CALIFORNIA: The top two themes of California’s Republican primary races? Money and anger, the Los Angeles Times writes. “From corporate executives to conservative activists to career politicians, the GOP candidates in the top-of-the-ticket races to be decided Tuesday have strikingly different resumes. But the personal wealth employed by several of them has sharply altered the momentum of the races. The Republican governor's contest is the most expensive California primary in history, and money tilted the standings in the closing weeks of the Senate race.”
“The Republican Party, which has never nominated a woman for governor or the U.S. Senate in California, has the potential to make history Tuesday and field a ticket headed by two women,” the San Diego Union-Tribune points out.
“Meg Whitman and Carly Fiorina made a final push for votes Saturday in their bids for governor and U.S. Senate, invigorated by new [Field] polls showing them leading their Republican races just days ahead of Tuesday's primary,” the San Jose Mercury News reports.
IOWA: “While voters in the primary election won't decide until Tuesday which Republican will advance to the general election, the attacks are flying between Gov. Chet Culver, a Democrat, and former Gov. Terry Branstad, a Republican. For weeks, their finger-pointing press releases have deluged my e-mail inbox,” a reporter from the Dubuque Telegraph Herald writes.
NEVADA: “The final days of the Republican U.S. Senate primary have arrived with the race's former front-runner praying she can scrounge enough votes through her formidable ground game, the new front-runner hoping her recent momentum will be unstoppable and a third candidate looking for an opportunity shoot past them both for a surprise win,” the Reno Gazette-Journal writes. http://bit.ly/9AKL7d
The L.A. Times on Sen. Harry Reid’s preferred GOP Senate nominee: “If Republican Sharron Angle wins her party's Senate primary Tuesday, it will be a victory for the soft-spoken perpetual candidate, Nevada's conservative diehards, the national "tea party" movement and underdogs everywhere. It will also be a huge win for Senate Majority Leader Harry Reid.”

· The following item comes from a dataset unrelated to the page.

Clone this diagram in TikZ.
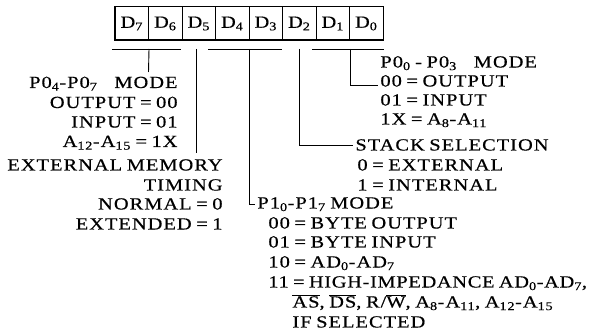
\documentclass[tikz,border=0pt]{standalone}
\usepackage{fontspec}
\setmainfont{Liberation Serif}[FakeStretch=1.2, LetterSpace=6, WordSpace=0.75, FakeBold=0.5]

\tikzset{
  bunka/.style={draw, line width=1pt, minimum width=33.5pt, minimum height=33pt, inner sep=0pt},
  vlevo/.style={inner sep=0pt, anchor=base east},
  vpravo/.style={inner sep=0pt, anchor=base west},
}

\begin{document}
\begin{tikzpicture}[x=1pt, y=-1pt, line width=0.9pt, font=\fontsize{17}{20}\selectfont]
\useasboundingbox (0,0) rectangle (592,336);

% registr
\foreach \i in {0,...,7}
  \node[bunka] (d\i) at ({366.25-33.5*\i},23.5) {D\textsubscript{\i}};
\draw[line width=1.8pt] (d7.north west) rectangle (d0.south east);

% bity D7 a D6
\node[vlevo] (p47) at (178,88) {P0\textsubscript{4}-P0\textsubscript{7}\quad MODE};
\node[vlevo] (out) at (178,108) {OUTPUT = 00};
\node[vlevo] (inp) at (178,127.5) {INPUT = 01};
\node[vlevo] (a12) at (178,147) {A\textsubscript{12}-A\textsubscript{15} = 1X};
\coordinate (z76) at (112,49);
\coordinate (k76) at (181,49);
\coordinate (c76) at (148.5,72);
\draw (z76) -- (k76);
\draw (d7.south east |- z76) -- (c76);

% bit D5
\node[vlevo] (ext) at (223,170.5) {EXTERNAL MEMORY};
\node[vlevo] (tim) at (223,190.5) {TIMING};
\node[vlevo] (nor) at (223,209.5) {NORMAL = 0};
\node[vlevo] (exd) at (223,229.5) {EXTENDED = 1};
\coordinate (c5) at (196,153);
\draw (c5 |- z76) -- (c5);

% bity D4 a D3
\node[vpravo] (p17) at (257,208.5) {P1\textsubscript{0}-P1\textsubscript{7} MODE};
\node[vpravo] (b00) at (268,228.5) {00 = BYTE OUTPUT};
\node[vpravo] (b01) at (268,247.5) {01 = BYTE INPUT};
\node[vpravo] (b10) at (268,267.5) {10 = AD\textsubscript{0}-AD\textsubscript{7}};
\node[vpravo] (b11) at (268,287.5) {\addfontfeature{LetterSpace=4}11 = HIGH-IMPEDANCE AD\textsubscript{0}-AD\textsubscript{7},};
\node[vpravo] (bas) at (292,307.5) {$\overline{\mbox{AS}}$, $\overline{\mbox{DS}}$, R/$\overline{\mbox{W}}$, A\textsubscript{8}-A\textsubscript{11}, A\textsubscript{12}-A\textsubscript{15}};
\node[vpravo] (bif) at (292,327.5) {IF SELECTED};
\coordinate (z43) at (208,49);
\coordinate (k43) at (282,49);
\draw (z43) -- (k43);
\draw (d4.south east |- z43) |- ([xshift=-2pt]p17.west);

% bit D2
\node[vpravo] (stk) at (355,150.5) {STACK SELECTION};
\node[vpravo] (s0) at (357,170.5) {0 = EXTERNAL};
\node[vpravo] (s1) at (357,190.5) {1 = INTERNAL};
\draw (d2.south |- z43) |- ([xshift=-2pt]stk.west);

% bity D1 a D0
\node[vpravo] (p03) at (380,67.5) {P0\textsubscript{0} - P0\textsubscript{3}\quad MODE};
\node[vpravo] (o00) at (380,86.5) {00 = OUTPUT};
\node[vpravo] (o01) at (380,105.5) {01 = INPUT};
\node[vpravo] (o1x) at (380,124.5) {1X = A\textsubscript{8}-A\textsubscript{11}};
\coordinate (z10) at (312,49);
\coordinate (k10) at (384,49);
\draw (z10) -- (k10);
\draw (d1.south east |- z10) |- ([xshift=-2pt,yshift=1.5pt]o00.base west);

\end{tikzpicture}
\end{document}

SOUTH CAROLINA: While the Democratic gubernatorial primary has been “cordial” and the Senate primaries “even quieter still,” the four-way GOP contest for governor is “By far the highest-profile state battle,” the Charleston Post and Courier writes.
“‘Raghead’ remark puts South Carolina in familiar place: punchline,” McClatchy’s headline writes ahead of tomorrow’s primaries. “Former South Carolina first lady Jenny Sanford says the state's politics should be above ethnic slurs and allegations of infidelity,” the article continues. “Her comments came a day after Lexington County Sen. Jake Knotts called Republican gubernatorial candidate Nikki Haley, who is of Indian decent, a ‘raghead.’”
The Washington Post on the race: “Even in a state that's accustomed to two-fisted politics, this year's Republican race for governor stands out. As the contenders barreled across South Carolina in a mad frenzy before Tuesday's primary, they confronted at every turn the salacious accusations of adultery swirling around Nikki Haley, the woman who has rocketed to the lead.”